## TASK STATEMENT
Write the lines out exactly as they stand, from the one containing "Give me the Plotly source for this chart." through the one containing "import plotly.graph_objects as go", and only those. Omit pictures.

## DATA LISTING
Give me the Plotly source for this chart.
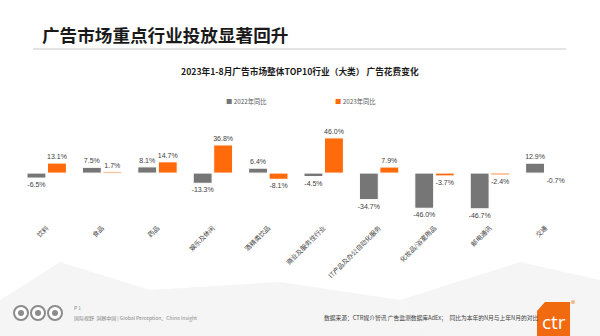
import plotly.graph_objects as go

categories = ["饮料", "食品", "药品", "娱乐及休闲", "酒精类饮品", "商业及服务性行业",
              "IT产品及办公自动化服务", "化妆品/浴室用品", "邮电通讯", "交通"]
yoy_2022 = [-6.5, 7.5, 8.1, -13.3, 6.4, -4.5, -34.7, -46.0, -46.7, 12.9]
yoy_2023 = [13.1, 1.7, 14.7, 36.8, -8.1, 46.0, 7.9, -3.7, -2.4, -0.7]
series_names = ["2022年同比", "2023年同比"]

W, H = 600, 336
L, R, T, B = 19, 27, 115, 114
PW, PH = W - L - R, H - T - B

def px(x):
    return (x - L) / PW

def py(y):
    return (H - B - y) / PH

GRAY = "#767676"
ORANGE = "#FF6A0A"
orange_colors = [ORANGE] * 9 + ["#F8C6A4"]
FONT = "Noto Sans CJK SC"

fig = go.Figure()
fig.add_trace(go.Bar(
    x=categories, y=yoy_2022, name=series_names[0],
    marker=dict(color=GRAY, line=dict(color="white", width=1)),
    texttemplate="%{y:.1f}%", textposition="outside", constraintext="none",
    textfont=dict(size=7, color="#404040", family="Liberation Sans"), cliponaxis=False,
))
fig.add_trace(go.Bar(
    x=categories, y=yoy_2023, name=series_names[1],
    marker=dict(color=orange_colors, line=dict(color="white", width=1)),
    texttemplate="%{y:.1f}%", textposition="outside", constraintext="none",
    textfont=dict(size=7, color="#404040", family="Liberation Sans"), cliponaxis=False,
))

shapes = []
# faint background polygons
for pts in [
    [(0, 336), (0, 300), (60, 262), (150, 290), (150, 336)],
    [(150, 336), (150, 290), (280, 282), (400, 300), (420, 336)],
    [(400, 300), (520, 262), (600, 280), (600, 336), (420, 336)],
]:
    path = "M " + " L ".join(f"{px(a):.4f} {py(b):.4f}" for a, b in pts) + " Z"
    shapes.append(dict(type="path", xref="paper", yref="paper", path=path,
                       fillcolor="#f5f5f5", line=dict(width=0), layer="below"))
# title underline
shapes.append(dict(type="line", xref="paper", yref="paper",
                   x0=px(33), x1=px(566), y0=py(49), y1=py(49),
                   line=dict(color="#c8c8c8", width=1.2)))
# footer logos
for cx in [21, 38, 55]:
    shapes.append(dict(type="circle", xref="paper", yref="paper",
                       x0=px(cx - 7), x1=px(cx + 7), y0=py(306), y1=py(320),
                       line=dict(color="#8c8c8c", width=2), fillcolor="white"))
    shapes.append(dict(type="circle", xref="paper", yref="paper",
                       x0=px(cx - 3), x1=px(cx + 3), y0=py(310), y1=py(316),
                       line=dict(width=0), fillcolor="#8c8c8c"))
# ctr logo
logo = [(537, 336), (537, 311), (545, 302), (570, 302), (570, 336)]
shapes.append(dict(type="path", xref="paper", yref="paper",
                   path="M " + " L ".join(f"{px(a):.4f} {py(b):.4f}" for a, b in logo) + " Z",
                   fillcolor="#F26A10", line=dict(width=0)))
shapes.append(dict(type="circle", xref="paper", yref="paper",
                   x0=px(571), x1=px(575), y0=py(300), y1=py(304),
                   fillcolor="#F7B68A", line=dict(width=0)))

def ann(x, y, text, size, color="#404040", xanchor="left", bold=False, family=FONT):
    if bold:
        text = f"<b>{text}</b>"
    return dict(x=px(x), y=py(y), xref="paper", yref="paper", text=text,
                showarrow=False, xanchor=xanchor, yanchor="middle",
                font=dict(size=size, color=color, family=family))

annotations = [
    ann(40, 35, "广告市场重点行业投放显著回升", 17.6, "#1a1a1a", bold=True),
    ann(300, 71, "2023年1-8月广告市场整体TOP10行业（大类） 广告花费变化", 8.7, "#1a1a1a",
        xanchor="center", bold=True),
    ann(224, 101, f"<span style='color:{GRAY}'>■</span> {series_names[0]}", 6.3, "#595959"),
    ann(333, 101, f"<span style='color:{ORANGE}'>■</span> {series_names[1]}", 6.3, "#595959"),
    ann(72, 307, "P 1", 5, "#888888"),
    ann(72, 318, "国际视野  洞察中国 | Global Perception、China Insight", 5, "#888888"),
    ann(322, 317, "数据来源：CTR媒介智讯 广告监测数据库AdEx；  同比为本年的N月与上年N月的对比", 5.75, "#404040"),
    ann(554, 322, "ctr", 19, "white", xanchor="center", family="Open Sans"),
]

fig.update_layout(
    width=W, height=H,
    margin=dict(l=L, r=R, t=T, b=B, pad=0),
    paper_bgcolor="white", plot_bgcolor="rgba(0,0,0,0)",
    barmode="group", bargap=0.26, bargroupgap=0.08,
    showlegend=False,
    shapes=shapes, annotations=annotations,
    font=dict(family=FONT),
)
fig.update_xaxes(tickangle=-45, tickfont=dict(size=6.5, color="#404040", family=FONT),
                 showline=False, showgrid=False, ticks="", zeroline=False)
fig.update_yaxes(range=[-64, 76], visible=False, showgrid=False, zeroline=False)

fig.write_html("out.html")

--

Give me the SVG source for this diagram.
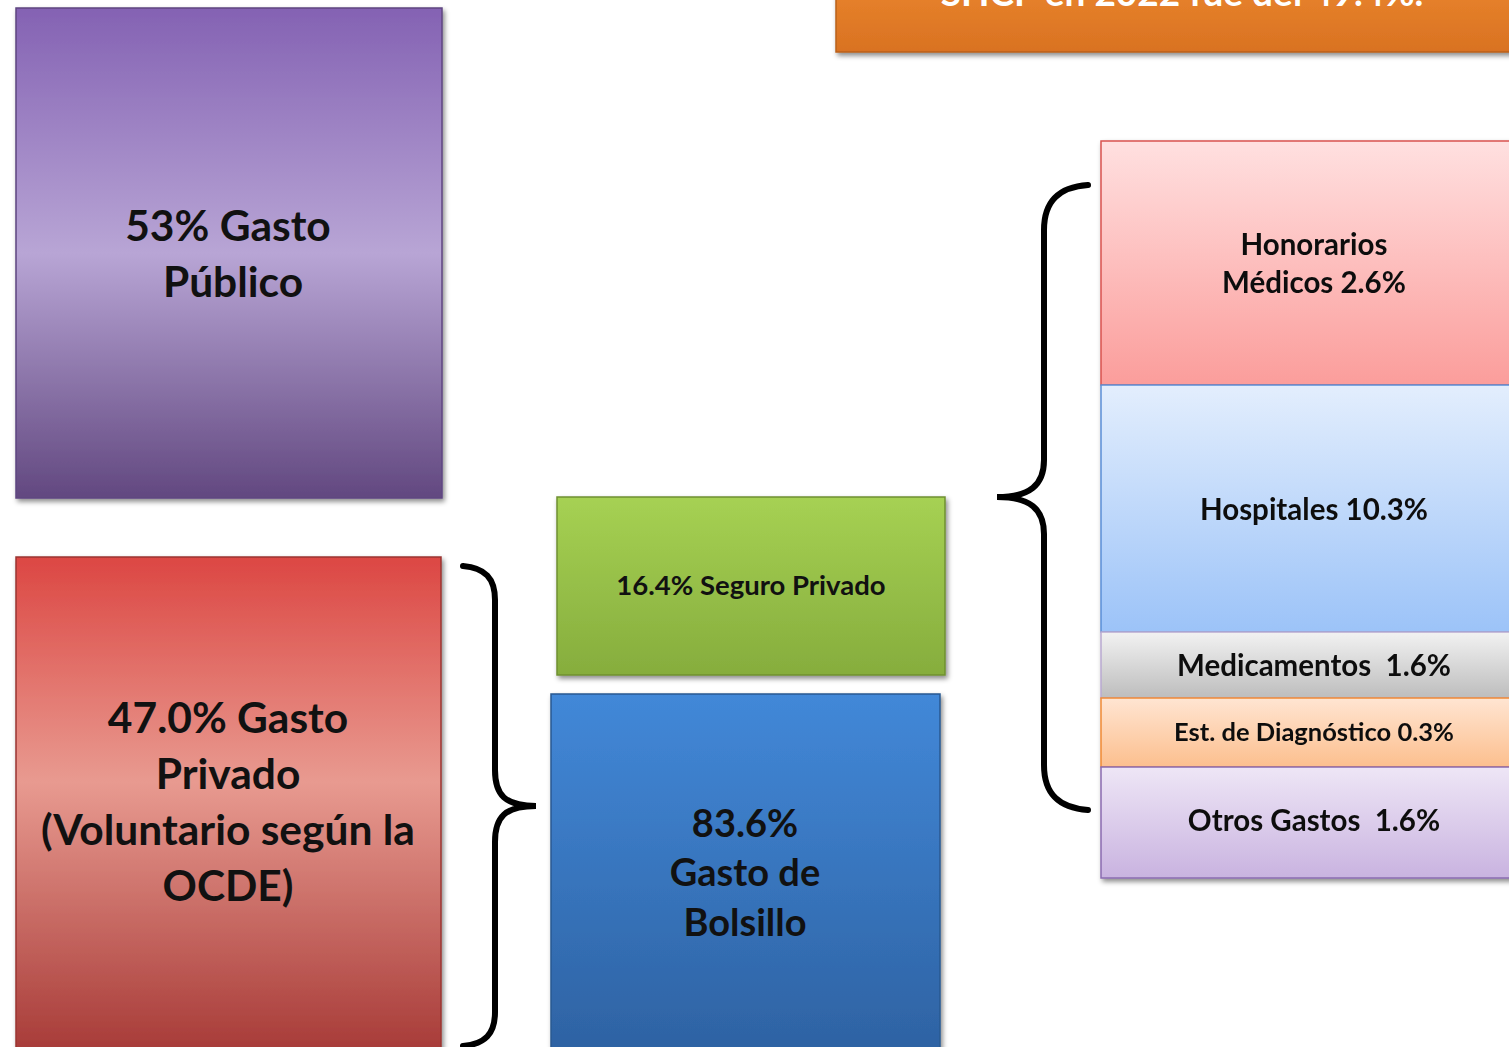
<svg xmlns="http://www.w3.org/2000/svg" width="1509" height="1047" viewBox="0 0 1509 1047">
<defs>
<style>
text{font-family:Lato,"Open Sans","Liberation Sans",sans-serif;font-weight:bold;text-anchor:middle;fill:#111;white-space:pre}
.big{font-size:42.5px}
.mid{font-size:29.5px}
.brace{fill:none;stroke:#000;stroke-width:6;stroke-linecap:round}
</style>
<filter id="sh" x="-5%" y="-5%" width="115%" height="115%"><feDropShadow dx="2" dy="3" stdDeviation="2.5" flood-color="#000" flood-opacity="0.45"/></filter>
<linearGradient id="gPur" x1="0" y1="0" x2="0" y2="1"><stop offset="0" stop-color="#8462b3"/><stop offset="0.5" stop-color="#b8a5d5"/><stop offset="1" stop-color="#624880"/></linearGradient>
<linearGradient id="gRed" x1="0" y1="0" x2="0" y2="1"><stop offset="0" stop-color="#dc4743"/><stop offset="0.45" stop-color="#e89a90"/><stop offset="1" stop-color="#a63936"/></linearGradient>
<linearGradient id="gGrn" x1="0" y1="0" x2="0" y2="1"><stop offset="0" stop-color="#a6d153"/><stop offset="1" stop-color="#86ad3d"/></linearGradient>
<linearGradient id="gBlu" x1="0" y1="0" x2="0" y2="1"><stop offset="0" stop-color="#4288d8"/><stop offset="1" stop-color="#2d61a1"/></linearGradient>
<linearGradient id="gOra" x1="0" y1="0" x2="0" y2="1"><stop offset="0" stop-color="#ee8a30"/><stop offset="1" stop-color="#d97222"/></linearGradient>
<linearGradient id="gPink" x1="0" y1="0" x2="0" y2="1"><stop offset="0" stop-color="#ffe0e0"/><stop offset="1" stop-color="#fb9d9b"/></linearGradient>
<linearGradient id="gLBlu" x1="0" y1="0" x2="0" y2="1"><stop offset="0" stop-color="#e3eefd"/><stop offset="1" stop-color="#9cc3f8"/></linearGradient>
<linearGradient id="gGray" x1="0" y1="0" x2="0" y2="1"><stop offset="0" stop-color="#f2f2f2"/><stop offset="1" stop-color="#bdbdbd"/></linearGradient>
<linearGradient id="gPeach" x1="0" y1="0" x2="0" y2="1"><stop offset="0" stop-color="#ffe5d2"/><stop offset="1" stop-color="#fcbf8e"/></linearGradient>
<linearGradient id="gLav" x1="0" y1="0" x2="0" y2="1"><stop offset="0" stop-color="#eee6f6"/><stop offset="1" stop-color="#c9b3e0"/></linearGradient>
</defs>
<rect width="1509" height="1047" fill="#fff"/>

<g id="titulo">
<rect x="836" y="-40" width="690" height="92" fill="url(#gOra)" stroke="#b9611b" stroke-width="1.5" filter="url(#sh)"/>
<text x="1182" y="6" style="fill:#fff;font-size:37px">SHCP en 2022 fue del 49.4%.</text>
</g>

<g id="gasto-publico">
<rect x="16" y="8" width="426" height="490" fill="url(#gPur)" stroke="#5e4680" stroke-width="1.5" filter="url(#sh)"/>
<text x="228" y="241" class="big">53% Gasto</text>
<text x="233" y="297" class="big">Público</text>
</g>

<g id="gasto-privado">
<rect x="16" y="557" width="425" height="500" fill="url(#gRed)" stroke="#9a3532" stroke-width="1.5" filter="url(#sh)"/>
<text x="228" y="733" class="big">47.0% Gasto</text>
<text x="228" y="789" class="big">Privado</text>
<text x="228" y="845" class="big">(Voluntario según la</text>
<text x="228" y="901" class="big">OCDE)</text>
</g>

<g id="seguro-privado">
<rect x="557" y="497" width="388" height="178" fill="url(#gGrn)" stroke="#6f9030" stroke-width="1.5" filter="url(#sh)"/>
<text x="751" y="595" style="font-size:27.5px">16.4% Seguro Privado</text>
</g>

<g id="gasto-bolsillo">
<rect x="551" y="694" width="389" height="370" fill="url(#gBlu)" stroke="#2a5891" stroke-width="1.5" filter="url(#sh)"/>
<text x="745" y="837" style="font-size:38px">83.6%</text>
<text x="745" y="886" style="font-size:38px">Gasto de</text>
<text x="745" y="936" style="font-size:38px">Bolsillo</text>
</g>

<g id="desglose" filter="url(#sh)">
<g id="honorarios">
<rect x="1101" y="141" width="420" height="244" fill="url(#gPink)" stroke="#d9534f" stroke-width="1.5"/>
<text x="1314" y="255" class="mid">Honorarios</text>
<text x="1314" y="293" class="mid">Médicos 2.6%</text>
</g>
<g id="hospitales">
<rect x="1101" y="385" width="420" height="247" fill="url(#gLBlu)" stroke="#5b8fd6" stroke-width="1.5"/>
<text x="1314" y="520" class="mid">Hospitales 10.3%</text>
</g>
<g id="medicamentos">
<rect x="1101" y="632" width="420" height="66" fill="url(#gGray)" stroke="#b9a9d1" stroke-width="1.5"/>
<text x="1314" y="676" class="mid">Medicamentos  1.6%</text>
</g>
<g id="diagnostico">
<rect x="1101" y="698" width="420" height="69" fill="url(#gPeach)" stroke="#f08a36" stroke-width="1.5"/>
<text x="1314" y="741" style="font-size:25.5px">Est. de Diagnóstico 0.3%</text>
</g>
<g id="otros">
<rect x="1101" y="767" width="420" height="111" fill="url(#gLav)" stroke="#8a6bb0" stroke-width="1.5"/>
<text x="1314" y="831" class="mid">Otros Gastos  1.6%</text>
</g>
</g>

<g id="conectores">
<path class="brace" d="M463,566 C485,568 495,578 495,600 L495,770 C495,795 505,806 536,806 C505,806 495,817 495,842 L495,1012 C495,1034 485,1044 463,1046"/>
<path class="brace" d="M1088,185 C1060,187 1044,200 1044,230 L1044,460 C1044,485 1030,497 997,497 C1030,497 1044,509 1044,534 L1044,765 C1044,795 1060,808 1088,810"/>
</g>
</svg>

## SOLUTION FOR THIS TASK
Give me the Plotly source for this chart.
import plotly.graph_objects as go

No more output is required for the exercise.